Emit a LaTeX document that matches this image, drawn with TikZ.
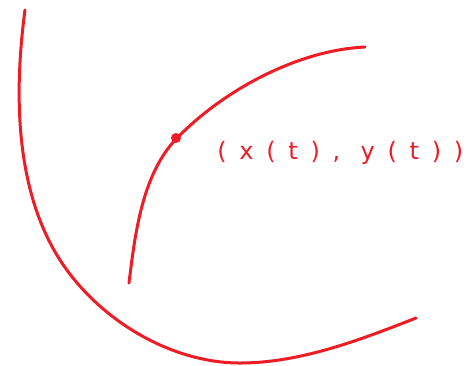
\documentclass[tikz,border=0pt]{standalone}
\usepackage{fontspec}
\newfontfamily\handfont[LetterSpace=53]{DejaVu Sans}
\definecolor{penred}{HTML}{EE1C24}
\begin{document}
\begin{tikzpicture}[x=0.5pt,y=-0.5pt,
  pen/.style={draw=penred,line width=1.5pt,line cap=round,line join=round},
  pointdot/.style={circle,fill=penred,inner sep=0pt,minimum size=5pt},
  lbl/.style={text=penred,font=\handfont\fontsize{12}{14}\selectfont,inner sep=0pt}]
\useasboundingbox[fill=white] (0,0) rectangle (474,365);
% outer curve
\draw[pen] (25,10) .. controls (13,100) and (17,193) .. (60,260)
  .. controls (98,319) and (170,363) .. (240,363)
  .. controls (300,363) and (360,340) .. (416,318);
% inner curve
\draw[pen] (129,283) .. controls (135,234) and (142,174) .. (177,138)
  .. controls (226,88) and (300,50) .. (365,47);
\node[pointdot] (p) at (176,138) {};
\node[lbl,anchor=west] (lab) at (217,153) {(x(t), y(t))};
\end{tikzpicture}
\end{document}
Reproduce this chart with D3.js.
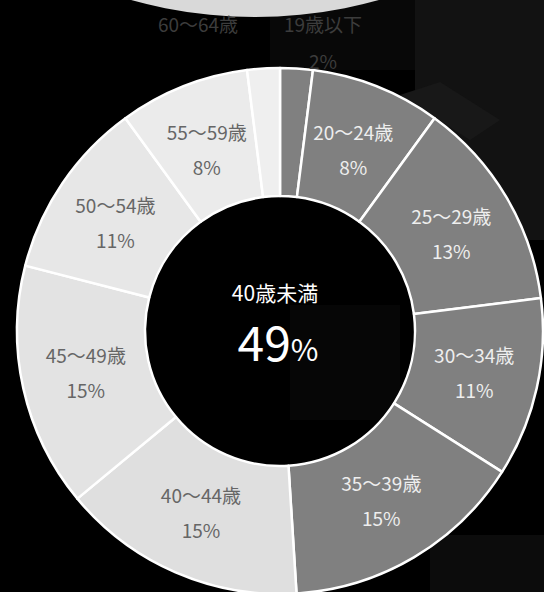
<!DOCTYPE html>
<html>
<head>
<meta charset="utf-8">
<script src="https://cdn.jsdelivr.net/npm/d3@7"></script>
<style>
  html, body { margin: 0; padding: 0; background: #000; }
  svg { display: block; }
  text { font-family: "Noto Sans CJK JP", "Noto Sans", sans-serif; }
</style>
</head>
<body>
<svg width="544" height="592"></svg>
<script>
// age groups and their share (%)
const ageLabels = ['19歳以下', '20〜24歳', '25〜29歳', '30〜34歳', '35〜39歳',
                   '40〜44歳', '45〜49歳', '50〜54歳', '55〜59歳', '60〜64歳'];
const shares = [2, 8, 13, 11, 15, 15, 15, 11, 8, 2];
const under40Count = 5;           // first five groups are under 40
const centerLabel = '40歳未満';

const width = 544, height = 592;
const cx = 280, cy = 331;
const outerR = 263, innerR = 135;

const svg = d3.select('svg');

// background scenery (dark building shapes)
const bg = svg.append('g');
bg.append('rect').attr('x', 0).attr('y', 0).attr('width', width).attr('height', height).attr('fill', '#000');
bg.append('rect').attr('x', 270).attr('y', 0).attr('width', 150).attr('height', 70).attr('fill', '#080808');
bg.append('rect').attr('x', 415).attr('y', 0).attr('width', 129).attr('height', 240).attr('fill', '#121212');
bg.append('path').attr('d', 'M400,95 L440,82 L500,120 L470,140 Z').attr('fill', '#181818');
bg.append('rect').attr('x', 290).attr('y', 305).attr('width', 110).attr('height', 115).attr('fill', '#060606');
bg.append('rect').attr('x', 430).attr('y', 535).attr('width', 114).attr('height', 57).attr('fill', '#0c0c0c');
// light disc cut off at the top
bg.append('circle').attr('cx', 255).attr('cy', -443).attr('r', 460).attr('fill', '#d9d9d9');

const color = d3.scaleOrdinal()
  .domain(ageLabels)
  .range(['#808080', '#808080', '#808080', '#808080', '#808080',
          '#dfdfdf', '#e3e3e3', '#e7e7e7', '#ebebeb', '#efefef']);

const data = ageLabels.map((name, i) => ({ name, value: shares[i], idx: i }));

const pie = d3.pie().sort(null).value(d => d.value);
const arcs = pie(data);

const arc = d3.arc().innerRadius(innerR).outerRadius(outerR);

const g = svg.append('g').attr('transform', `translate(${cx},${cy})`);

g.selectAll('path.slice')
  .data(arcs)
  .enter().append('path')
  .attr('class', 'slice')
  .attr('d', arc)
  .attr('fill', d => color(d.data.name))
  .attr('stroke', '#fff')
  .attr('stroke-width', 2.5)
  .attr('stroke-linejoin', 'round');

// inner labels for big slices
const inside = arcs.filter(d => d.data.value >= 5);
const lab = g.selectAll('g.lab')
  .data(inside)
  .enter().append('g')
  .attr('class', 'lab')
  .attr('transform', d => {
    const [x, y] = arc.centroid(d);
    return `translate(${x},${y + (y < 0 ? 5 : 0)})`;
  });

lab.append('text')
  .attr('text-anchor', 'middle')
  .attr('y', -11)
  .attr('font-size', 19)
  .attr('fill', d => d.data.idx < under40Count ? '#eeeeee' : '#666')
  .text(d => d.data.name);

lab.append('text')
  .attr('text-anchor', 'middle')
  .attr('y', 24)
  .attr('font-size', 19)
  .attr('fill', d => d.data.idx < under40Count ? '#eeeeee' : '#666')
  .text(d => d.data.value + '%');

// outside labels for tiny slices (dim)
const outside = arcs.filter(d => d.data.value < 5);
outside.forEach(d => {
  const mid = (d.startAngle + d.endAngle) / 2;
  const side = Math.sin(mid) >= 0 ? 1 : -1;
  const x = side * 43 - (side < 0 ? 39 : 0);
  g.append('text')
    .attr('x', x).attr('y', 25 - cy + 7)
    .attr('text-anchor', 'middle')
    .attr('font-size', 19)
    .attr('fill', '#3c3c3c')
    .text(d.data.name);
  if (side > 0) {
    g.append('text')
      .attr('x', x).attr('y', 62 - cy + 7)
      .attr('text-anchor', 'middle')
      .attr('font-size', 19)
      .attr('fill', '#3c3c3c')
      .text(d.data.value + '%');
  }
});

// center summary
const under40 = d3.sum(shares.slice(0, under40Count));
g.append('text')
  .attr('text-anchor', 'middle')
  .attr('x', -5).attr('y', -30)
  .attr('font-size', 21)
  .attr('fill', '#fff')
  .text(centerLabel);

const big = g.append('text')
  .attr('text-anchor', 'middle')
  .attr('x', -2).attr('y', 30)
  .attr('fill', '#fff');
big.append('tspan').attr('font-size', 48).text(under40);
big.append('tspan').attr('font-size', 30).text('%');
</script>
</body>
</html>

__Required work__: In the records above, how many lines contain the string "with"? State that number only.

__Correct result__: 2